What this looks like in practice
A new pilot enters their first competition rated 1500. In a group of 8 with average rating 1550, they score well — finishing 2nd. Their K-factor of 48 might give them +15 points per round. After a 10-round competition, they could jump from 1500 to 1620.
An established pilot (200+ groups) in the same situation with K=24 would gain about +7 per round — moving from 1550 to 1620 over the same event.
Group Size Normalization
Groups range from 3 to 16 pilots. Without normalization, a 16-pilot group would move ratings far more than a 3-pilot group (because there are more pairwise comparisons). The system divides by sqrt(N-1) to keep the impact comparable:
| Group Size | Normalization Factor | Effect |
|---|---|---|
| 3 pilots | sqrt(2) = 1.41 | Moderate per-group impact |
| 6 pilots | sqrt(5) = 2.24 | Slightly diluted per matchup |
| 10 pilots | sqrt(9) = 3.00 | Many matchups, each counts less |
| 16 pilots | sqrt(15) = 3.87 | Lots of information, gentle per-pair |
Larger groups provide more statistical signal but each individual matchup within them has proportionally less weight.
Inactivity Decay
A rating should reflect current ability, not historical peak. If a pilot stops competing, their rating gradually decreases:
- Grace period: 6 months of inactivity before any decay begins
- Decay rate: 3 points per month after the grace period
- Floor: Rating cannot fall below 50% of the distance between 1500 and your peak
Decay Example
A pilot with a peak rating of 1800 stops competing:
Floor calculation:
floor = 1500 + (peak - 1500) × 0.5
= 1500 + (1800 - 1500) × 0.5
= 1650
After 6 months: no change (grace period) After 12 months: 1800 - (6 × 3) = 1782 After 18 months: 1800 - (12 × 3) = 1764 After 24 months: 1800 - (18 × 3) = 1746 After 56 months: would calculate to 1650 — hits floor, stops
The floor ensures that a pilot who was once world-class doesn't decay all the way to beginner level. Their history is acknowledged — but they still need to prove current form by competing.
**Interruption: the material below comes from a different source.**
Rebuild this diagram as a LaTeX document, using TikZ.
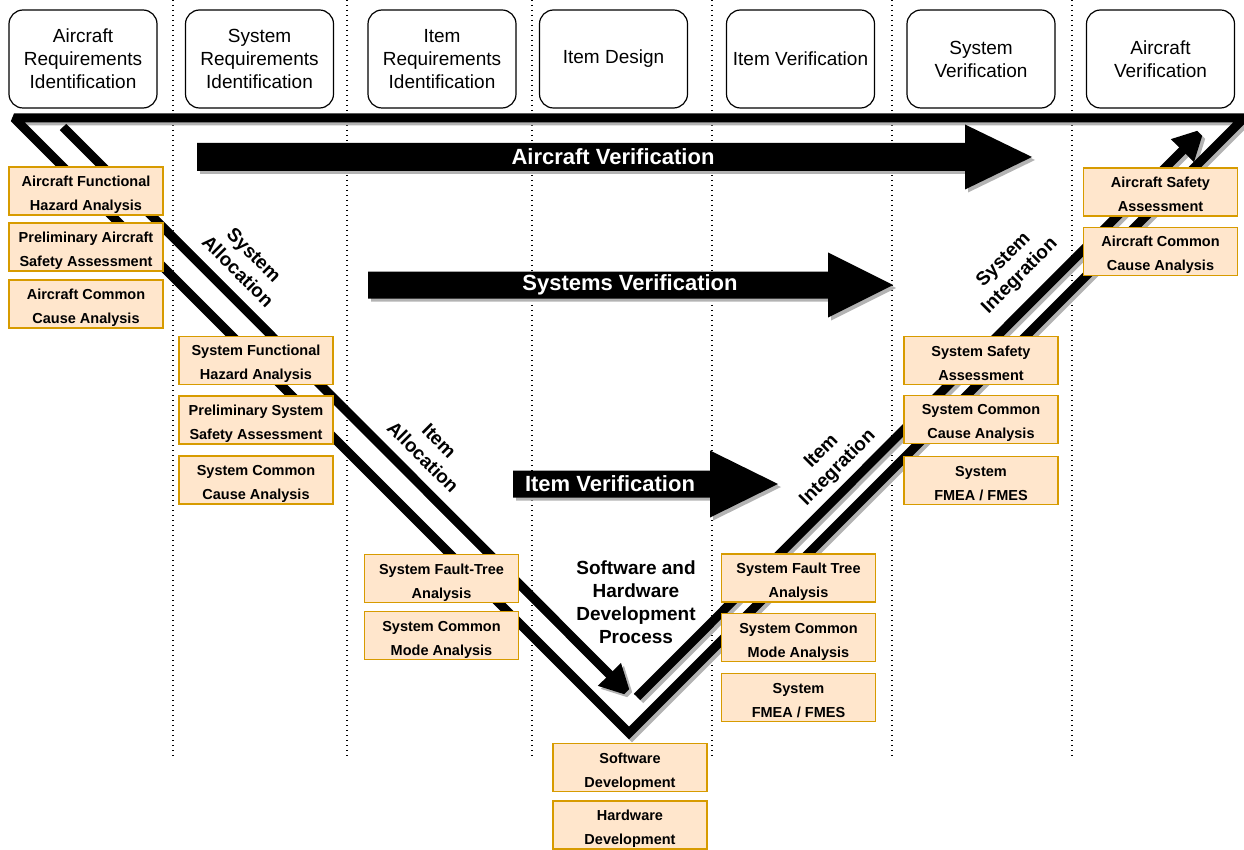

Decay is Real, Not Cosmetic
When a pilot returns after a break, their rating has already been reduced. They re-enter the system at their decayed rating and must earn their way back up through results. This ensures the leaderboard always reflects who is performing well now.
Ranked vs Unranked
To appear as a ranked pilot on the leaderboard, you need:
- At least 30 group appearances (roughly 3–4 full competitions)
- At least 4 distinct competitions
Until these thresholds are met, a pilot has a rating (visible in their profile and history) but doesn't receive a numbered rank on the leaderboard. This prevents a single strong weekend from placing someone at #1.
Round Batching
Within a competition round, multiple groups fly simultaneously. The system processes all groups in a round using the same pre-round ratings, then applies all changes at once. This means:
- Group A and Group B in the same round don't influence each other's calculations
- Your round 3 performance is evaluated against ratings that include rounds 1 and 2
- No pilot gets an advantage from the order groups are processed
Tie Dampening
In some tasks (especially Task A — Last Flight), large portions of a group may achieve the maximum score. When over 80% of pilots tie at the top, the system reduces the K-factor proportionally:
If >80% tied at max: effective_K = K × max(0.3, 1.0 - tie_fraction)
A group where 90% tie: effective_K = K × 0.3 (minimal rating movement) A group where 85% tie: effective_K = K × 0.15... capped at 0.3
This prevents large rating swings from rounds with little meaningful differentiation.
Peak Rating
Every pilot has a peak rating — the highest rating they've ever achieved. This never decays. It represents the best form a pilot has shown and serves as a historical record, separate from the current (potentially decayed) rating.
Summary
| Mechanism | Purpose |
|---|---|
| Pairwise within groups | Fair comparison (same conditions) |
| Margin-aware scoring | Every second matters |
| Expected vs actual | Upsets rewarded, beating weaker pilots less so |
| K-factor scaling | New pilots settle fast, veterans stay stable |
| Group size normalization | Consistent impact regardless of group size |
| Inactivity decay with floor | Reflects current form, respects history |
| Round batching | No processing-order advantage |
| Tie dampening | Prevents noise from maxed-out tasks |
| Ranked thresholds | Proven track record required |
The result: a single number that tells you how a pilot stacks up against the global F3K field right now — updated after every competition, grounded in head-to-head performance, and resistant to gaming through weak fields or cherry-picked events.